Fire Engineering has a good record, I think, for covering many of the ways computers can help the fire service. In 1982, for example, we led off with a two-part article on microcomputers. We’ve reported on multimillion-dollar computer-aided dispatch systems and also on microcomputer systems costing no more than a few thousand. See, that’s the thing about microcomputers: they’re affordable by almost every department, even the smallest. For volunteer departments we described how a fund-raising mailing list could be better managed with a micro. The article on computer-aided instruction broke new ground in the fire service, as did the articles on networking of computers and management flow.
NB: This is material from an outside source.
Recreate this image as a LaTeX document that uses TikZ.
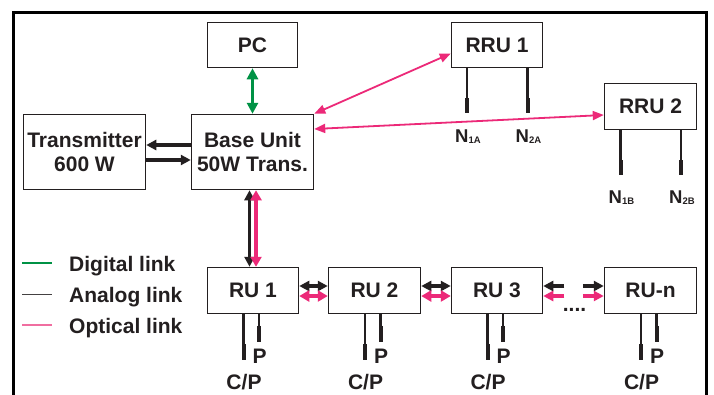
\documentclass[tikz,border=0pt]{standalone}
\usepackage{fontspec}
\setmainfont{Liberation Sans}
\usetikzlibrary{arrows.meta}
\definecolor{ink}{RGB}{35,31,32}
\definecolor{optpink}{RGB}{236,41,120}
\definecolor{legpink}{RGB}{240,110,160}
\definecolor{diggreen}{RGB}{0,146,69}
\newcommand\ruants[1]{%
  \draw[ink,line width=2.4pt] ([xshift=-9.5pt]#1.south) -- ++(0,30);
  \draw[ink,line width=4pt] ([xshift=-9.5pt,yshift=-30pt]#1.south) -- ++(0,15.5);
  \draw[ink,line width=2.4pt] ([xshift=6pt]#1.south) -- ++(0,11.5);
  \draw[ink,line width=4pt] ([xshift=6pt,yshift=-11.5pt]#1.south) -- ++(0,16.5);
  \node[lbl,anchor=base] (#1P) at ([xshift=6.5pt,yshift=-49pt]#1.south) {P};
  \node[lbl,anchor=base] (#1CP) at ([xshift=-9pt,yshift=-75.5pt]#1.south) {C/P};
}
\newcommand\rruants[4]{%
  \draw[ink,line width=2.4pt] ([xshift=-30pt]#1.south) -- ++(0,30);
  \draw[ink,line width=4pt] ([xshift=-30pt,yshift=-30pt]#1.south) -- ++(0,15);
  \draw[ink,line width=2.4pt] ([xshift=30.5pt]#1.south) -- ++(0,30);
  \draw[ink,line width=4pt] ([xshift=30.5pt,yshift=-30pt]#1.south) -- ++(0,15);
  \node[nlbl,anchor=base west] (#1Na) at ([xshift=-42pt,yshift=-#4]#1.south) {N\raisebox{-1.2pt}{\subf #2}};
  \node[nlbl,anchor=base west] (#1Nb) at ([xshift=18.5pt,yshift=-#4]#1.south) {N\raisebox{-1.2pt}{\subf #3}};
}
\newcommand\subf{\fontsize{9.5}{10}\selectfont}
\begin{document}
\begin{tikzpicture}[x=1pt,y=-1pt,
  box/.style={draw=ink,line width=1.5pt,inner sep=0pt,text=ink,align=center,
              font=\bfseries\fontsize{21}{24.3}\selectfont},
  lbl/.style={text=ink,inner sep=0pt,font=\bfseries\fontsize{21}{24}\selectfont},
  nlbl/.style={text=ink,inner sep=0pt,font=\bfseries\fontsize{18.5}{20}\selectfont},
  analog/.style={draw=ink,line width=3.2pt,
     arrows={Triangle[length=10pt,width=10pt]-Triangle[length=10pt,width=10pt]}},
  analogone/.style={draw=ink,line width=3.2pt,-{Triangle[length=10pt,width=10pt]}},
  optic/.style={draw=optpink,line width=3.2pt,
     arrows={Triangle[length=10pt,width=11pt]-Triangle[length=10pt,width=11pt]}},
  opticone/.style={draw=optpink,line width=3.2pt,-{Triangle[length=10pt,width=10pt]}},
  opticthin/.style={draw=optpink,line width=1.8pt,
     arrows={Triangle[length=11pt,width=9pt]-Triangle[length=11pt,width=9pt]}},
  digital/.style={draw=diggreen,line width=3.2pt,
     arrows={Triangle[length=11pt,width=11pt]-Triangle[length=11pt,width=11pt]}},
]
\useasboundingbox (0,0) rectangle (714,394);
\fill[white] (0,0) rectangle (714,394);
% frame (bottom side lies outside the picture)
\draw[black,line width=3pt] (13.5,400) -- (13.5,12.5) -- (706.5,12.5) -- (706.5,400);

% boxes
\node[box,minimum width=90pt,minimum height=45pt] (PC) at (252.5,45) {PC};
\node[box,minimum width=122pt,minimum height=75pt] (TX) at (84.5,152) {Transmitter\\600 W};
\node[box,minimum width=122pt,minimum height=75pt] (BU) at (252.5,152) {Base Unit\\50W Trans.};
\node[box,minimum width=91pt,minimum height=45pt] (RRUa) at (497,45) {RRU 1};
\node[box,minimum width=92pt,minimum height=46pt] (RRUb) at (650.5,106.5) {RRU 2};
\node[box,minimum width=91pt,minimum height=46pt] (RUa) at (253,290.5) {RU 1};
\node[box,minimum width=92pt,minimum height=46pt] (RUb) at (374.5,290.5) {RU 2};
\node[box,minimum width=91pt,minimum height=46pt] (RUc) at (497,290.5) {RU 3};
\node[box,minimum width=92pt,minimum height=46pt] (RUn) at (650.5,290.5) {RU-n};

% PC -- Base unit (digital)
\draw[digital] (PC.south) -- (BU.north);

% Base unit -- Transmitter (analog)
\draw[analogone] ([yshift=7pt]BU.west) -- ([yshift=7pt]TX.east);
\draw[analogone] ([yshift=-8pt]TX.east) -- ([yshift=-8pt]BU.west);

% Base unit -- RRUs (optical)
\draw[opticthin] (BU.north east) -- ([yshift=-8.5pt]RRUa.west);
\draw[opticthin] ([yshift=23pt]BU.east) -- ([yshift=-8.5pt]RRUb.west);

% Base unit -- RU 1
\draw[analog] ([xshift=-3pt]BU.south) -- ([xshift=-3pt]BU.south |- RUa.north);
\draw[optic] ([xshift=3.5pt]BU.south) -- ([xshift=3.5pt]BU.south |- RUa.north);

% RU chain
\draw[analog] ([yshift=4.5pt]RUa.east) -- ([yshift=4.5pt]RUb.west);
\draw[optic] ([yshift=-5.5pt]RUa.east) -- ([yshift=-5.5pt]RUb.west);
\draw[analog] ([yshift=4.5pt]RUb.east) -- ([yshift=4.5pt]RUc.west);
\draw[optic] ([yshift=-5.5pt]RUb.east) -- ([yshift=-5.5pt]RUc.west);

\coordinate (gLa) at ([xshift=21pt,yshift=4.5pt]RUc.east);
\coordinate (gLb) at ([xshift=21pt,yshift=-5.5pt]RUc.east);
\coordinate (gRa) at ([xshift=-21pt,yshift=4.5pt]RUn.west);
\coordinate (gRb) at ([xshift=-21pt,yshift=-5.5pt]RUn.west);
\draw[analogone] (gLa) -- ([yshift=4.5pt]RUc.east);
\draw[opticone] (gLb) -- ([yshift=-5.5pt]RUc.east);
\draw[analogone] (gRa) -- ([yshift=4.5pt]RUn.west);
\draw[opticone] (gRb) -- ([yshift=-5.5pt]RUn.west);
\node[lbl,anchor=base] (dots) at (574.5,311.5) {....};

% antennas
\rruants{RRUa}{1A}{2A}{74pt}
\rruants{RRUb}{1B}{2B}{73pt}
\ruants{RUa}
\ruants{RUb}
\ruants{RUc}
\ruants{RUn}

% legend
\draw[diggreen,line width=1.2pt] (22,263) -- (52,263);
\draw[ink!85,line width=1.2pt] (22,294.5) -- (52,294.5);
\draw[legpink,line width=1.2pt] (22,325) -- (52,325);
\node[lbl,anchor=base west] (lgD) at (69,271) {Digital link};
\node[lbl,anchor=base west] (lgA) at (69,302.5) {Analog link};
\node[lbl,anchor=base west] (lgO) at (69,333) {Optical link};
\end{tikzpicture}
\end{document}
Not that every reader has taken to these newfangled gadgets. One chief wrote: “I think lots of us in the real world have little use for computer-aided dispatch and other like articles. Such articles rank far down on the list of be-nice-to-have items.”

Is he right? Or does the Time magazine action prove that computers are now very much part of “the real world?” To be sure, the overwhelming majority of comments support more coverage of computers. What’s your opinion?

I think I know why some people will resist opening up to computers – in the beginning they can make you feel ignorant and foolish. I felt that way recently when I started using a new word processing program on my computer and had to learn new “rules” for that program. With the old way, I was in command. With the new way, I made some mistakes and felt frustrated. It was easier to stick with the old way. But in the long term (about a week) the new way was worth the trouble, and it will be for you, too.

Considering our history, it seems inevitable that we will later look back on the debate about the role of computers in the fire service the same way we now look back on the debate about the value of gasoline-powered pumpers versus horse-drawn steam engines.